How to move a cube
Sana and I were out to lunch the other day (literally eating lunch outside our home, not lost in la la land) and the topic of business came up, specifically how certain business “get it right” when it comes to being profitable.
You build community within your customer base; a sense of purpose in shopping at your store vs. the other guys’ store, etc.
To illustrate her point, Sana said, “How do you move a cube?”
“What kind of cube?” I asked.
“A cube of wood. How do you move it?”
“I guess you just push it,” was my sheepish reply.
“No, you round off the corners and make it into a ball.”
Brilliant! Why didn’t I think of that?
Because I’m a blockhead, that’s why. I always seem to choose the path of MOST resistance when an easier way is right in front of me – albeit with a little bit of effort involved.
There’s so much to unpack with that idea, but for the sake of keeping things simple, let’s just blame it on the ego.
The ego likes to say “Look at me, I’m getting all this work done,” when in fact you’re exerting effort unnecessarily. The same energy you’re using to push that block of marble could be used to shave off the edges into a ball. No, the ball doesn’t move initially, maybe not for a few days, weeks, months, even years.
But when you’ve done that work of removing as much resistance as possible, you can roll that sucker at will. In fact, once you get going, it’s practically unstoppable!
So you tell that ego – and your mother in law who keeps pestering you to “go get a real job” – to just be patient.
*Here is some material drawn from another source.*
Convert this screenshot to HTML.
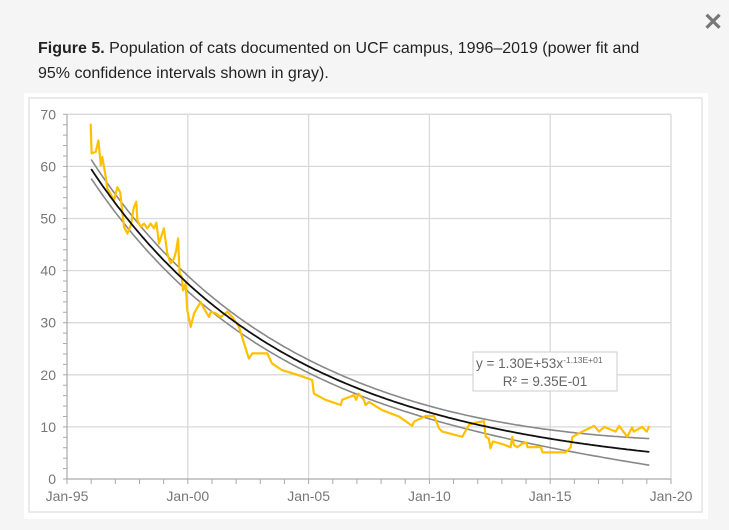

You’re laying the groundwork for something amazing, and the results will eventually, and quite naturally, manifest. (For the record, that statement is purely allegorical. My own mother in law is a beautiful human being who has never said an unkind word to me about my own entrepreneurial endeavors through all their glories and failures.)
To illustrate, I’ll share some anecdotes about my own journey as a musician. The first few notes on any instrument are truly awful. And sounding like a beginner for the first few years is enough to try anyone’s patience.
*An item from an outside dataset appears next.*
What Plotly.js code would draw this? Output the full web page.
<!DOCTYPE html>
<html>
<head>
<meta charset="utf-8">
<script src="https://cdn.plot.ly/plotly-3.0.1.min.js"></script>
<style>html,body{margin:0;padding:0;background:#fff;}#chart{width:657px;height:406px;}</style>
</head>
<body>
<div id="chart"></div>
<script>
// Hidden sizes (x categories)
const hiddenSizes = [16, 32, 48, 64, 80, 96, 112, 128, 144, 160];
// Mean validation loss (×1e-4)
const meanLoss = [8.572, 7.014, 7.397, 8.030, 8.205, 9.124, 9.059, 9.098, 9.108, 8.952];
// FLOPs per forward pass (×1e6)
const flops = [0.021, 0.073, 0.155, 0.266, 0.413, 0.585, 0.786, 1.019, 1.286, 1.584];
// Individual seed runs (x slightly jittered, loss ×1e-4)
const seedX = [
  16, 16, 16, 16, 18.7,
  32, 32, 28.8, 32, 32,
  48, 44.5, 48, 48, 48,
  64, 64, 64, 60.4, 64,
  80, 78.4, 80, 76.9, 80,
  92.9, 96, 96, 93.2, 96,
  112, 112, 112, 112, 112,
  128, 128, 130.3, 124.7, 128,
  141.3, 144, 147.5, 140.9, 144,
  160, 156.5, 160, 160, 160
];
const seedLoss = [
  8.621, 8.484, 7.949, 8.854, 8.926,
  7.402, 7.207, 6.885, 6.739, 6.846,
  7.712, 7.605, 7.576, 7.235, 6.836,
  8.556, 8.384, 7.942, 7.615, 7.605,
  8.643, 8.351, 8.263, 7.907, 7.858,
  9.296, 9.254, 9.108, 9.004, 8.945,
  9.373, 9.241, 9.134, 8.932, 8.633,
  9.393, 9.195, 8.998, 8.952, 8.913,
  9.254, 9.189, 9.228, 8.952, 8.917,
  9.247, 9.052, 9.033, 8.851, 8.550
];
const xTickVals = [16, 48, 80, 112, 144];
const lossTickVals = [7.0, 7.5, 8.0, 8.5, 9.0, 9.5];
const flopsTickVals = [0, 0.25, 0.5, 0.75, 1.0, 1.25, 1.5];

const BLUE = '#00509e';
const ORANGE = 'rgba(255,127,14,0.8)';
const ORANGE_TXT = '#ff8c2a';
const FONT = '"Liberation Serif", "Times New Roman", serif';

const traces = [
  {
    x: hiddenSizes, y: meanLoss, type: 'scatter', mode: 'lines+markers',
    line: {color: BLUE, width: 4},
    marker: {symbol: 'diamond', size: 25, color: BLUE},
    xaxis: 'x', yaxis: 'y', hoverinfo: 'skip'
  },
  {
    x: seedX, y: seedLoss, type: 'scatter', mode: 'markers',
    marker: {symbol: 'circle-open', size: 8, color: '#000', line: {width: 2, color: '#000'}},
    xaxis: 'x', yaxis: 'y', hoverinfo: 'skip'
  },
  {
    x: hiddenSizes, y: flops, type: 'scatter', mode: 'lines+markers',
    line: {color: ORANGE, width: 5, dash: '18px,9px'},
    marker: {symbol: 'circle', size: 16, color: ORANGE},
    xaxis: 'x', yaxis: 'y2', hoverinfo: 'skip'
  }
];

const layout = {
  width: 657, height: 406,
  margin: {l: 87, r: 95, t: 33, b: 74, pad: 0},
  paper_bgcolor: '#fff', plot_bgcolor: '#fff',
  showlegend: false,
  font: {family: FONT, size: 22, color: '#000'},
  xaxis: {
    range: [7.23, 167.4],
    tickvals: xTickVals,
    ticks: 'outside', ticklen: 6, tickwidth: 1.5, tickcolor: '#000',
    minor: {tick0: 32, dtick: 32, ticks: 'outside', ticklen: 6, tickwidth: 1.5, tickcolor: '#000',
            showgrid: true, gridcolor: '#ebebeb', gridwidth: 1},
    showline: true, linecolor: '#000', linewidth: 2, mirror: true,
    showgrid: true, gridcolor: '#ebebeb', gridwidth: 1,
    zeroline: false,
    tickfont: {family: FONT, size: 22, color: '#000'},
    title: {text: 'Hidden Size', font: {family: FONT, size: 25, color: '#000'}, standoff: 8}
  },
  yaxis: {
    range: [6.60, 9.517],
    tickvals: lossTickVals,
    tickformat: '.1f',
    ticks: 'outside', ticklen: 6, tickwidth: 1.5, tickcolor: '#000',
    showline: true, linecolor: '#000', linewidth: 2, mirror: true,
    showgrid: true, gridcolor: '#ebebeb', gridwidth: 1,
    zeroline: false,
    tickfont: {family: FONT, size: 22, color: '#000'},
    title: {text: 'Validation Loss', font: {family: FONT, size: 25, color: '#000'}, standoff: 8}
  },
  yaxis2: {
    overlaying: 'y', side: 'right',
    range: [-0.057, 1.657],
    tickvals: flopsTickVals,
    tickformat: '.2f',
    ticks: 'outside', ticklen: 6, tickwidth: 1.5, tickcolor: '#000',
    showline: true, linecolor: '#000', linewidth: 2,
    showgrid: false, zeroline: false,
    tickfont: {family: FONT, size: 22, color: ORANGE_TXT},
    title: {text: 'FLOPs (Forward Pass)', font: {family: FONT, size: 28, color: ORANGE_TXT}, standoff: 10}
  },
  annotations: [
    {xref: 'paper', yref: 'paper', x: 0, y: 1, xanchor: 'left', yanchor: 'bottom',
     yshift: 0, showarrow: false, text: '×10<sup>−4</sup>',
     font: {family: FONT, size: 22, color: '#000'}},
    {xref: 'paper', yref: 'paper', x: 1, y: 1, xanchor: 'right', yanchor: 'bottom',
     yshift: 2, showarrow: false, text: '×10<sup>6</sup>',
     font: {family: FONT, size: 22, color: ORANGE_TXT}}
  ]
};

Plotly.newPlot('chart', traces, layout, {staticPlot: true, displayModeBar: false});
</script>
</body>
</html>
Yes, I said a few years. That’s a tough sell in this era of instant gratification in which we live. But without those first years of chipping away at that block of marble we all begin with, it’s an endeavor that will end in failure every time.
Just about every interview I do for my Trumpet Dynamics podcast, I begin with the question of how they got started playing trumpet. The stories vary, but they all started with a big block of marble so to speak; and the interview is basically the process by which they’ve rounded out those edges to craft something that is both beautiful and efficient.
No musician has ever truly mastered their instrument, nor the art of music itself. If anything, the more we do it, the more we realize just how much we don’t know about it, how much we haven’t accomplished, how much we still need to practice.
But we can get to a place where it’s easier than it was the day before, or maybe a year before. Not just physically but mentally, emotionally and spiritually.